[SHORT PROBLEM] Using the records below, give the number of lines where the word "Python" appears, with no further output.

+ + + + + + +

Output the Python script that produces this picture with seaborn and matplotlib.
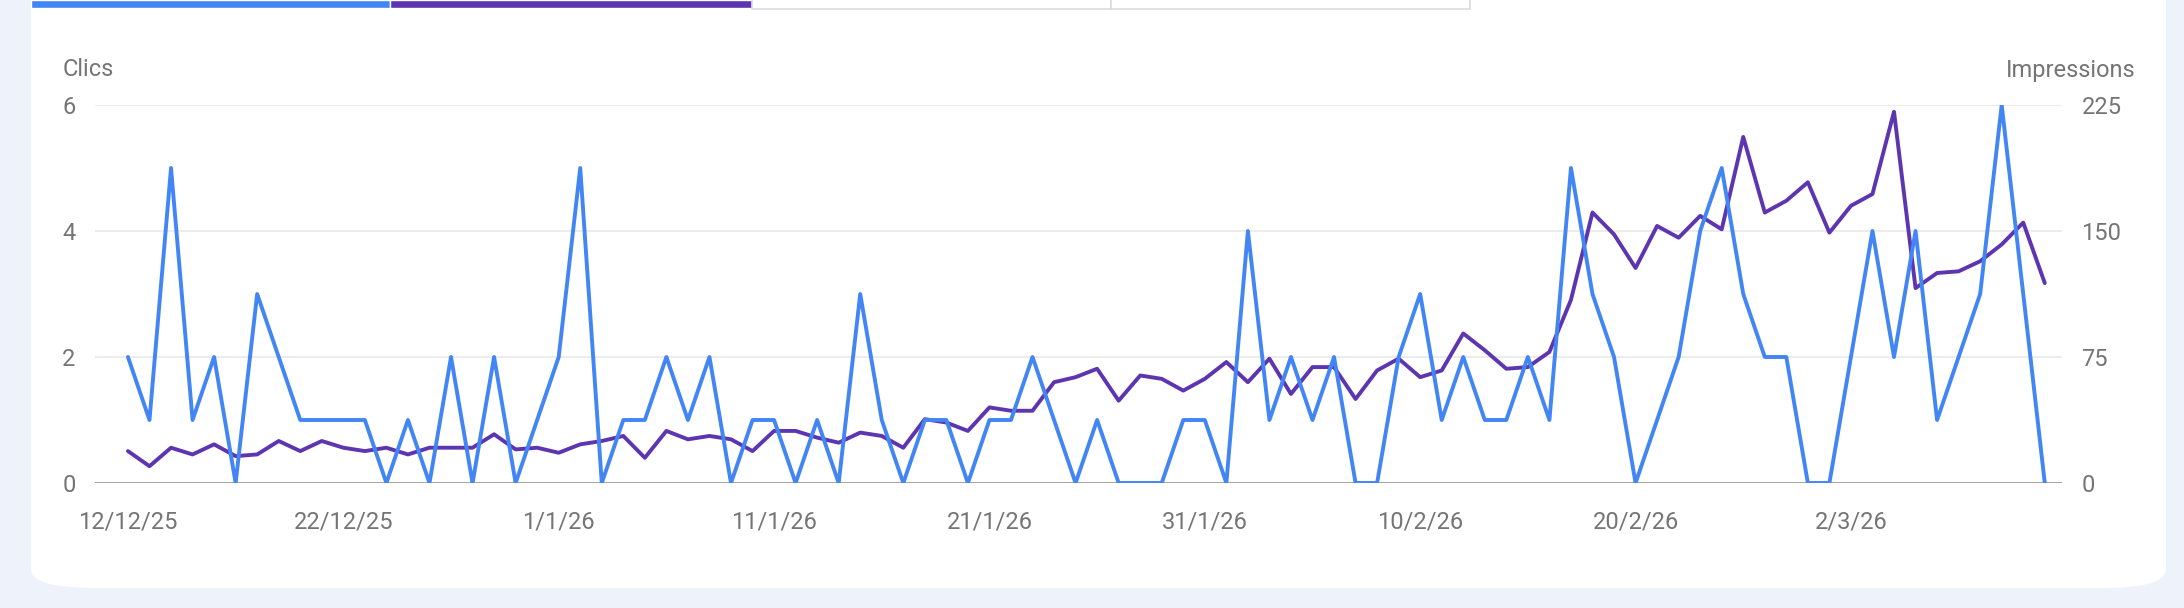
import matplotlib
matplotlib.use('Agg')
import matplotlib.pyplot as plt
from matplotlib.patches import FancyBboxPatch, Rectangle
import numpy as np
import pandas as pd
import seaborn as sns

sns.set_style("white")
plt.rcParams['font.family'] = ['Roboto', 'DejaVu Sans']

# daily values from 12/12/25 to 11/3/26
clics = [2, 1, 5, 1, 2, 0, 3, 2, 1, 1, 1, 1, 0, 1, 0, 2, 0, 2, 0, 1, 2, 5, 0,
         1, 1, 2, 1, 2, 0, 1, 1, 0, 1, 0, 3, 1, 0, 1, 1, 0, 1, 1, 2, 1, 0, 1, 0,
         0, 0, 1, 1, 0, 4, 1, 2, 1, 2, 0, 0, 2, 3, 1, 2, 1, 1, 2, 1, 5, 3, 2,
         0, 1, 2, 4, 5, 3, 2, 2, 0, 0, 2, 4, 2, 4, 1, 2, 3, 6, 3, 0]
impressions = [19, 10, 21, 17, 23, 16, 17, 25, 19, 25, 21, 19, 21, 17, 21, 21, 21, 29, 20, 21, 18, 23, 25,
               28, 15, 31, 26, 28, 26, 19, 31, 31, 27, 24, 30, 28, 21, 38, 36, 31, 45, 43, 43, 60, 63, 68, 49,
               64, 62, 55, 62, 72, 60, 74, 53, 69, 69, 50, 67, 74, 63, 67, 89, 79, 68, 69, 78, 109, 161, 148,
               128, 153, 146, 159, 151, 206, 161, 168, 179, 149, 165, 172, 221, 116, 125, 126, 132, 142, 155, 119]
tick_pos = [0, 10, 20, 30, 40, 50, 60, 70, 80]
tick_labels = ["12/12/25", "22/12/25", "1/1/26", "11/1/26", "21/1/26", "31/1/26", "10/2/26", "20/2/26", "2/3/26"]

df = pd.DataFrame({"day": np.arange(len(clics)), "clics": clics, "impressions": impressions})

W, H = 2184, 608
fig = plt.figure(figsize=(W / 100, H / 100), dpi=100)
fig.patch.set_facecolor("#eef2fb")

# white card + cropped metric tabs on top
fig.patches.append(FancyBboxPatch((31 / W, 20 / H), (2166 - 31) / W, 700 / H, boxstyle="round,pad=0,rounding_size=0.03",
                                  transform=fig.transFigure, facecolor="white", edgecolor="none", zorder=-2))
fig.patches.append(Rectangle((31 / W, (H - 8) / H), 359 / W, 8 / H, transform=fig.transFigure, facecolor="#4285f4", zorder=-1))
fig.patches.append(Rectangle((390 / W, (H - 8) / H), 362 / W, 8 / H, transform=fig.transFigure, facecolor="#5e35b1", zorder=-1))
for x0 in [752, 1111]:
    fig.patches.append(Rectangle((x0 / W, (H - 9) / H), 359 / W, 12 / H, transform=fig.transFigure,
                                 facecolor="white", edgecolor="#dadce0", linewidth=1.2, zorder=-1))

ax = fig.add_axes([95 / W, (H - 483) / H, (2062 - 95) / W, 378 / H])
ax2 = ax.twinx()
ax2.patch.set_visible(False)

sns.lineplot(data=df, x="day", y="impressions", ax=ax2, color="#5e35b1", linewidth=2.8)
sns.lineplot(data=df, x="day", y="clics", ax=ax, color="#4285f4", linewidth=2.8)
ax.set_zorder(2)
ax2.set_zorder(1)
ax.patch.set_visible(False)

ax.set_xlim(-1.53, 89.8)
ax.set_ylim(0, 6)
ax2.set_ylim(0, 225)
ax.set_yticks([0, 2, 4, 6])
ax2.set_yticks([0, 75, 150, 225])
ax.set_xticks(tick_pos)
ax.set_xticklabels(tick_labels)
ax2.grid(axis="y", color="#ebebeb", linewidth=1.3)
ax2.set_axisbelow(True)
ax.grid(False)
ax.set_xlabel("")
ax.set_ylabel("")
ax2.set_ylabel("")
for a in (ax, ax2):
    for s in a.spines.values():
        s.set_visible(False)
    a.tick_params(length=0, labelsize=17, labelcolor="#757575")
ax.tick_params(axis="x", pad=20)
ax.tick_params(axis="y", pad=14)
ax2.tick_params(axis="y", pad=14)
ax2.axhline(0, color="#9e9e9e", linewidth=2, zorder=1)

fig.text(63 / W, (H - 70) / H, "Clics", fontsize=17, color="#757575", va="center", ha="left")
fig.text(2135 / W, (H - 70) / H, "Impressions", fontsize=17, color="#757575", va="center", ha="right")

fig.savefig("out.png", dpi=100, facecolor=fig.get_facecolor())
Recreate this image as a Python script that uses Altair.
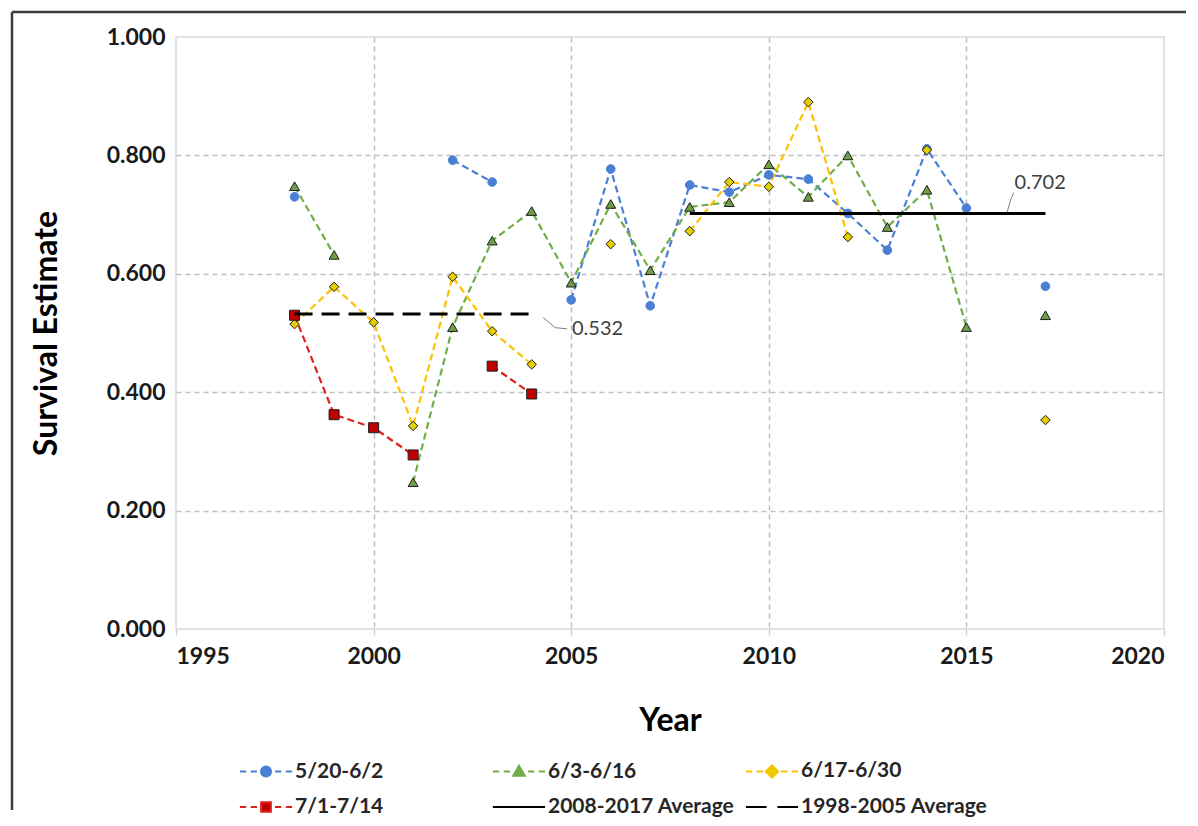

+ + + + + + +

[WORKED ANSWER] 2